Und auch in der Zukunft stehen die Zeichen bei KTM auf Wachstum. „Wir sehen weiterhin ein großes Zukunftspotenzial im Export“, sagt Marketingleiter Stefan Limbrunner: „In Frankreich, Italien und Spanien sind wir auf einem guten Weg – vor allem unsere Rennräder und Mountainbikes stoßen dort auf ein reges Interesse. Aber auch auf den traditionellen Märkten will KTM weiter wachsen – In Österreich, Deutschland und in der Schweiz sind es momentan laut Limbrunner vor allem die E-Bikes, die zulegen – und das sogar für die in den letzten Jahren wachstumsverwöhnte Firma KTM.

Fast noch wichtiger als weiteres Wachstum ist es für KTM aber, die finanzielle Unabhängigkeit zu bewahren: „Gerade während der aktuellen Finanzkrise ist das äußerst wichtig“, betont Limbrunner. „Wir haben eine überdurchschnittlich hohe Eigenkapitalsquote.
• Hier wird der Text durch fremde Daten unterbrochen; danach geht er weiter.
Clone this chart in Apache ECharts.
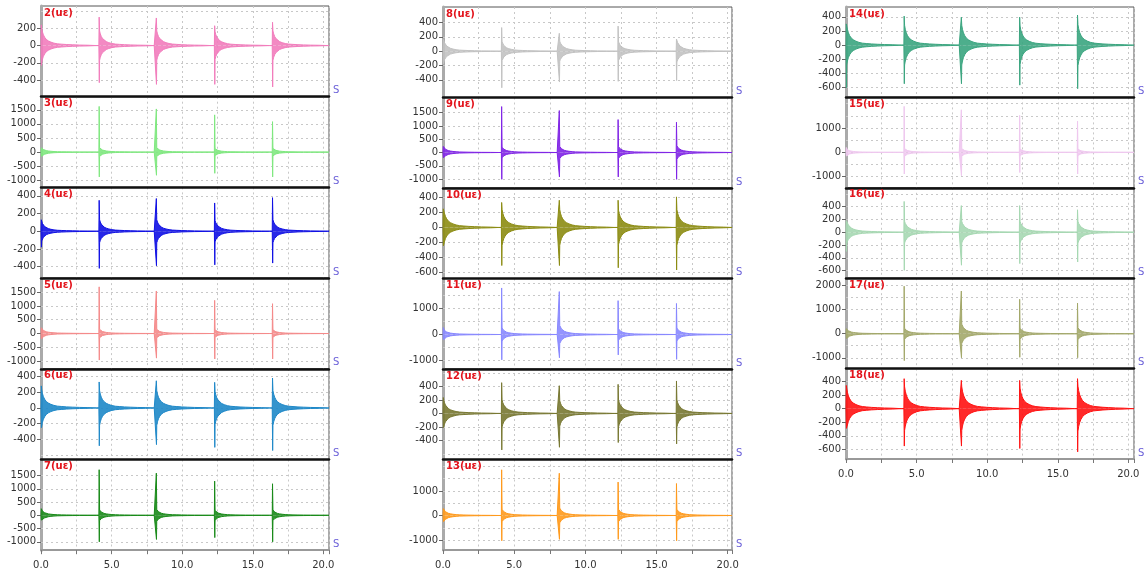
<!DOCTYPE html>
<html>
<head>
<meta charset="utf-8">
<script src="https://cdn.jsdelivr.net/npm/echarts@6/dist/echarts.min.js"></script>
<style>html,body{margin:0;padding:0;background:#fff}#main{width:1146px;height:579px}</style>
</head>
<body>
<div id="main"></div>
<script>
var chart = echarts.init(document.getElementById('main'));

// 通道名
var channels = ['2', '3', '4', '5', '6', '7', '8', '9', '10', '11', '12', '13', '14', '15', '16', '17', '18'];
var colors = ['#f27cbc', '#7fe87f', '#1010e4', '#f58a8a', '#1e88c8', '#188a18', '#c2c2c2', '#8024e6',
    '#8c8c12', '#8888ff', '#787832', '#ff9a1c', '#3aa57f', '#efc8ef', '#a6d8b2', '#a3a86a', '#ff1212'];
// 冲击时刻 (s)
var impactTimes = [0.02, 4.12, 8.17, 12.3, 16.4];
// 每次冲击的峰值
var spikeUp = [
    [240, 330, 320, 230, 270], [150, 1620, 1530, 1320, 1080], [130, 350, 370, 320, 380],
    [210, 1690, 1540, 1200, 1080], [280, 330, 345, 325, 380], [250, 1720, 1590, 1290, 1190],
    [165, 330, 250, 350, 170], [230, 1730, 1580, 1240, 1140], [250, 335, 365, 365, 410],
    [270, 1800, 1660, 1310, 1200], [235, 455, 410, 430, 480], [280, 1860, 1720, 1360, 1300],
    [300, 410, 395, 395, 425], [200, 1890, 1750, 1520, 1280], [180, 480, 415, 415, 350],
    [210, 1980, 1780, 1435, 1280], [340, 440, 415, 415, 440]
];
var spikeDown = [
    [-230, -430, -450, -450, -480], [-150, -880, -820, -750, -880], [-180, -420, -390, -380, -360],
    [-200, -960, -890, -920, -920], [-250, -480, -465, -500, -540], [-180, -1000, -910, -840, -1000],
    [-175, -510, -430, -420, -410], [-200, -1010, -920, -920, -1010], [-245, -510, -510, -540, -570],
    [-200, -980, -900, -790, -960], [-210, -540, -500, -430, -450], [-250, -1030, -970, -970, -1030],
    [-600, -545, -545, -565, -615], [-150, -890, -960, -830, -890], [-300, -595, -515, -490, -465],
    [-200, -1120, -1000, -980, -1000], [-290, -550, -550, -585, -635]
];
// 振荡段幅值
var burstAmp = [
    [200, 170, 170, 160, 170], [150, 150, 150, 120, 130], [110, 130, 130, 120, 130],
    [180, 150, 150, 130, 130], [230, 220, 220, 210, 220], [200, 200, 220, 180, 200],
    [150, 130, 140, 130, 150], [200, 200, 230, 220, 250], [240, 240, 240, 230, 240],
    [200, 250, 350, 220, 250], [200, 200, 190, 200, 200], [250, 250, 300, 250, 250],
    [280, 280, 280, 270, 290], [130, 150, 150, 130, 130], [180, 170, 170, 170, 170],
    [200, 230, 400, 230, 250], [300, 320, 320, 300, 330]
];
// 衰减包络 (冲击后时间, 相对幅值)
var decayT = [0.03, 0.08, 0.15, 0.24, 0.35, 0.5, 0.68, 0.9, 1.15, 1.45, 1.8, 2.2, 2.7, 3.3, 3.9];
var decayA = [1.0, 0.8, 0.62, 0.48, 0.36, 0.27, 0.2, 0.14, 0.1, 0.08, 0.06, 0.045, 0.03, 0.02, 0];
// 纵轴范围与刻度
var yMin = [-593, -1250, -530, -1277, -654, -1316, -646, -1337, -684, -1335, -681, -1405, -738, -1459, -718, -1452, -740];
var yMax = [459, 1964, 496, 2007, 497, 2105, 617, 2072, 529, 2167, 657, 2279, 539, 2260, 693, 2314, 588];
var yTicks = [
    [200, 0, -200, -400], [1500, 1000, 500, 0, -500, -1000], [400, 200, 0, -200, -400],
    [1500, 1000, 500, 0, -500, -1000], [400, 200, 0, -200, -400], [1500, 1000, 500, 0, -500, -1000],
    [400, 200, 0, -200, -400], [1500, 1000, 500, 0, -500, -1000], [400, 200, 0, -200, -400, -600],
    [1000, 0, -1000], [400, 200, 0, -200, -400], [1000, 0, -1000],
    [400, 200, 0, -200, -400, -600], [1000, 0, -1000], [400, 200, 0, -200, -400, -600],
    [2000, 1000, 0, -1000], [400, 200, 0, -200, -400, -600]
];
var gridStep = [200, 500, 200, 500, 200, 500, 200, 500, 200, 500, 200, 500, 200, 500, 200, 500, 200];

// 三列布局
var colOf = [0, 0, 0, 0, 0, 0, 1, 1, 1, 1, 1, 1, 2, 2, 2, 2, 2];
var rowOf = [0, 1, 2, 3, 4, 5, 0, 1, 2, 3, 4, 5, 0, 1, 2, 3, 4];
var colLeft = [41, 443, 846];
var colWidth = [288, 289, 288];
var colTop = [6, 7, 7];
var panelH = [90.7, 90.5, 90.4];
var colRows = [6, 6, 5];
var xMaxCol = [20.4, 20.3, 20.4];

var grids = [], xAxes = [], yAxes = [], series = [], titles = [];
var font = 'DejaVu Sans';

channels.forEach(function (name, i) {
    var c = colOf[i], r = rowOf[i];
    var top = colTop[c] + r * panelH[c];
    var isLast = r === colRows[c] - 1;
    var xMax = xMaxCol[c];

    grids.push({
        left: colLeft[c], top: top, width: colWidth[c], height: panelH[c],
        show: true, borderColor: '#555', borderWidth: 1
    });
    titles.push({
        text: name + '(uε)', left: colLeft[c] + 3, top: top + 2, padding: 0,
        textStyle: {color: '#e3141c', fontSize: 10, fontWeight: 'bold', fontFamily: font}
    });
    xAxes.push({
        gridIndex: i, type: 'value', min: 0, max: xMax, interval: 2.5,
        name: 'S', nameLocation: 'end', nameGap: 4,
        nameTextStyle: {color: '#6a5fd8', fontSize: 10, fontFamily: font, verticalAlign: 'bottom', padding: [0, 0, 1, 0]},
        axisLine: {show: true, onZero: false, lineStyle: isLast ? {color: '#999', width: 2} : {color: '#111', width: 2.5}},
        axisTick: {show: isLast, length: 4, lineStyle: {color: '#777'}},
        axisLabel: {
            show: isLast, color: '#333', fontSize: 10, fontFamily: font, margin: 10,
            formatter: function (v) { return Math.abs(v % 5) < 1e-6 ? v.toFixed(1) : ''; }
        },
        splitLine: {show: true, lineStyle: {color: '#c8c8c8', type: [2, 3], width: 1}}
    });
    yAxes.push({
        gridIndex: i, type: 'value', min: yMin[i], max: yMax[i],
        axisLine: {show: true, onZero: false, lineStyle: {color: '#aaa', width: 3}},
        axisTick: {show: true, length: 4, customValues: yTicks[i], lineStyle: {color: '#666'}},
        axisLabel: {
            show: true, customValues: yTicks[i], color: '#333', fontSize: 10, fontFamily: font, margin: 5,
            formatter: function (v) { return String(v); }
        },
        splitLine: {show: false}
    });

    // 包络线
    var up = [[0, 0]], down = [[0, 0]];
    impactTimes.forEach(function (t, k) {
        if (k > 0) { up.push([t - 0.02, 0]); down.push([t - 0.02, 0]); }
        up.push([t, spikeUp[i][k]]);
        down.push([t + 0.01, spikeDown[i][k]]);
        decayT.forEach(function (dt, j) {
            up.push([t + dt, burstAmp[i][k] * decayA[j]]);
            down.push([t + dt, -burstAmp[i][k] * decayA[j]]);
        });
    });
    up.push([xMax, 0]);
    down.push([xMax, 0]);

    // 水平虚线网格, 避开边框
    var margin = (yMax[i] - yMin[i]) * 0.04;
    var gridVals = [];
    for (var v = Math.ceil(yMin[i] / gridStep[i]) * gridStep[i]; v <= yMax[i]; v += gridStep[i]) {
        if (v > yMin[i] + margin && v < yMax[i] - margin) gridVals.push({yAxis: v});
    }

    series.push({
        type: 'line', xAxisIndex: i, yAxisIndex: i, data: up, symbol: 'none', z: 3,
        lineStyle: {color: colors[i], width: 1}, areaStyle: {color: colors[i], opacity: 0.9, origin: 'auto'},
        markLine: {
            silent: true, symbol: 'none', z: 1, label: {show: false},
            lineStyle: {color: '#c8c8c8', type: [2, 3], width: 1}, data: gridVals
        }
    });
    series.push({
        type: 'line', xAxisIndex: i, yAxisIndex: i, data: down, symbol: 'none', z: 3,
        lineStyle: {color: colors[i], width: 1}, areaStyle: {color: colors[i], opacity: 0.9, origin: 'auto'}
    });
});

var option = {
    animation: false,
    backgroundColor: '#fff',
    title: titles,
    grid: grids,
    xAxis: xAxes,
    yAxis: yAxes,
    series: series
};
chart.setOption(option);
</script>
</body>
</html>
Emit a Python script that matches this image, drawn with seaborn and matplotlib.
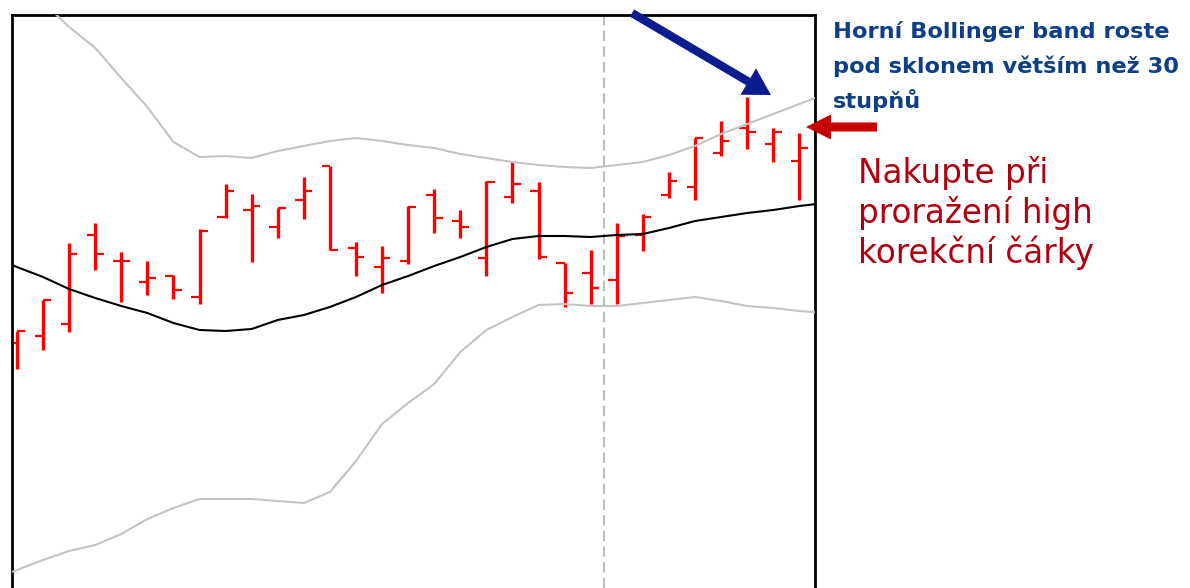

Die Gewinne fließen wieder zurück in die Entwicklung und in die Erhöhung der Produktivität“. Dieses Bewusstsein schuf sich KTM während der eigenen Krise in den Neunzigern Jahren. Heute hilft es der Firma, in einem gesamtwirtschaftlich schwierigen Umfeld erfolgreich zu sein.